Title: Crosslinguistlic influence and conceptual transfer: what are the concepts?
Author: Terence Odlin
Email: click here to access email
Institution: Ohio State University
Linguistic Field: Applied Linguistics; Sociolinguistics
Abstract: This chapter surveys recent work on language transfer and focuses on the intersection of second language acquisition (SLA) and linguistic relativity in what is often termed conceptual transfer. The two most famous exponents of relativity, Wilhelm von Humboldt and Benjamin Lee Whorf, developed their ideas largely from their study of Kawi and Hopi respectively, and both scholars viewed crosslinguistic influence as a manifestation of the "binding power" (to use Whorf's characterization) of language on thought.
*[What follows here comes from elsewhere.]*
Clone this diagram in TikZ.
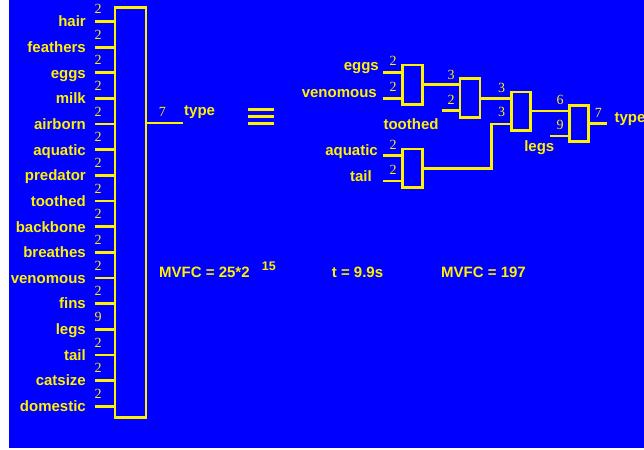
\documentclass[tikz,border=0pt]{standalone}
\usepackage{fontspec}
\setmainfont{Liberation Sans}
\newfontfamily\numfont{Liberation Serif}
\begin{document}
\begin{tikzpicture}[x=1pt,y=-1pt,
  wire/.style={draw=yellow,line width=2.8pt},
  gate/.style={draw=yellow,line width=2.8pt,fill=blue,inner sep=0pt,rectangle},
  lbl/.style={text=yellow,inner sep=0pt,font=\bfseries\fontsize{15}{16}\selectfont},
  num/.style={text=yellow,inner sep=0pt,anchor=base,font=\numfont\fontsize{14}{14}\selectfont}]
\useasboundingbox (0,0) rectangle (644,449);
\fill[white] (0,0) rectangle (644,449);
\fill[blue] (9,0) rectangle (644,448);
% big box
\node[gate,minimum width=31pt,minimum height=410pt] (big) at (130.5,212.5) {};
\foreach \nm/\n [count=\i from 0] in {hair/2,feathers/2,eggs/2,milk/2,airborn/2,aquatic/2,predator/2,toothed/2,backbone/2,breathes/2,venomous/2,fins/2,legs/9,tail/2,catsize/2,domestic/2}{
  \pgfmathsetmacro\yy{21.5+25.65*\i}
  \coordinate (in\i) at (95,\yy);
  \draw[wire] (in\i) -- (in\i -| big.west);
  \node[lbl,anchor=base east] (l\i) at (86,\yy+5.3) {\nm};
  \node[num] (n\i) at (98,\yy-7.8) {\n};
}
\coordinate (bout) at (182.5,123);
\draw[wire] (big.east |- bout) -- (bout);
\node[num] (bo7) at (162.3,116.7) {7};
\node[lbl,anchor=base west] (btype) at (184,116) {type};
% equivalence
\coordinate (eq1) at (248,109.7); \coordinate (eq1e) at (274,109.7);
\coordinate (eq2) at (248,116.7); \coordinate (eq2e) at (274,116.7);
\coordinate (eq3) at (248,123.3); \coordinate (eq3e) at (274,123.3);
\draw[yellow,line width=2.6pt] (eq1) -- (eq1e) (eq2) -- (eq2e) (eq3) -- (eq3e);
% tree gates
\node[gate,minimum width=20.5pt,minimum height=39.3pt] (A) at (412.5,84.7) {};
\node[gate,minimum width=20pt,minimum height=39.4pt] (B) at (470,98) {};
\node[gate,minimum width=19pt,minimum height=38.7pt] (C) at (521.3,111.3) {};
\node[gate,minimum width=20.5pt,minimum height=38.7pt] (D) at (412.5,168.3) {};
\node[gate,minimum width=19pt,minimum height=36.4pt] (E) at (578.8,123.5) {};
% inputs of A and D
\coordinate (ia1) at (383.3,72.3); \coordinate (ia2) at (383.3,98.3);
\coordinate (id1) at (383.3,155.7); \coordinate (id2) at (383.3,181);
\draw[wire] (ia1) -- (ia1 -| A.west);
\draw[wire] (ia2) -- (ia2 -| A.west);
\draw[wire] (id1) -- (id1 -| D.west);
\draw[wire] (id2) -- (id2 -| D.west);
\node[lbl,anchor=base east] (teggs) at (379,71) {eggs};
\node[lbl,anchor=base east] (tven) at (377,98) {venomous};
\node[lbl,anchor=base east] (taq) at (378,155.5) {aquatic};
\node[lbl,anchor=base east] (ttail) at (372,181) {tail};
\node[num] (na1) at (393,66) {2};
\node[num] (na2) at (393,91.7) {2};
\node[num] (nd1) at (393,149.3) {2};
\node[num] (nd2) at (393,175) {2};
% A -> B
\draw[wire] (A.east) -- (A.east -| B.west);
\coordinate (ib2) at (441.7,110.7);
\draw[wire] (ib2) -- (ib2 -| B.west);
\node[num] (nb1) at (451,80) {3};
\node[num] (nb2) at (451,104.3) {2};
% B -> C
\coordinate (cb) at (512,98.3);
\draw[wire] (B.east |- cb) -- (C.west |- cb);
% D -> C
\coordinate (dc) at (491.7,124);
\draw[wire] (D.east) -| (dc) -- (dc -| C.west);
\node[num] (nc1) at (501.7,92.7) {3};
\node[num] (nc2) at (501.7,116.7) {3};
\node[lbl,anchor=base] (ttooth) at (411,130) {toothed};
% C -> E
\coordinate (ce) at (550,111);
\draw[wire] (C.east |- ce) -- (E.west |- ce);
\coordinate (ie2) at (550,136);
\draw[wire] (ie2) -- (ie2 -| E.west);
\node[num] (ne1) at (560,104.3) {6};
\node[num] (ne2) at (560,130) {9};
\node[lbl,anchor=base] (tlegs) at (539.3,151) {legs};
\coordinate (eout) at (607.3,123.3);
\draw[wire] (E.east |- eout) -- (eout);
\node[num] (ne7) at (598.3,117.7) {7};
\node[lbl,anchor=base west] (etype) at (614.3,123) {type};
% bottom texts
\node[lbl,anchor=base west] (mv1) at (159,277.3) {MVFC = 25*2};
\node[lbl,anchor=base west,font=\bfseries\fontsize{12.5}{13}\selectfont] (mvsup) at (261.7,270.7) {15};
\node[lbl,anchor=base west] (tt) at (331.7,277.3) {t = 9.9s};
\node[lbl,anchor=base west] (mv2) at (441,277.3) {MVFC = 197};
\end{tikzpicture}
\end{document}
The views of von Humboldt and Whorf diverge in some ways, and the difference is relevant not only to issues in SLA such as ultimate attainment but also to theories of linguistic relativity. Indeed, some recent work on conceptual transfer indicates that even highly proficient learners may never free themselves entirely of the "binding power" of L1. The research reviewed also includes work with native speakers of different languages, suggesting real cognitive differences related to language in, for example, spatial concepts. The importance of distinguishing concepts from meanings is emphasized, as is the difference between meaning transfer and conceptual transfer. The chapter discusses in detail research on transfer involving spatial, temporal, and affective meanings, with some of the studies being interpreted as evidence of conceptual transfer.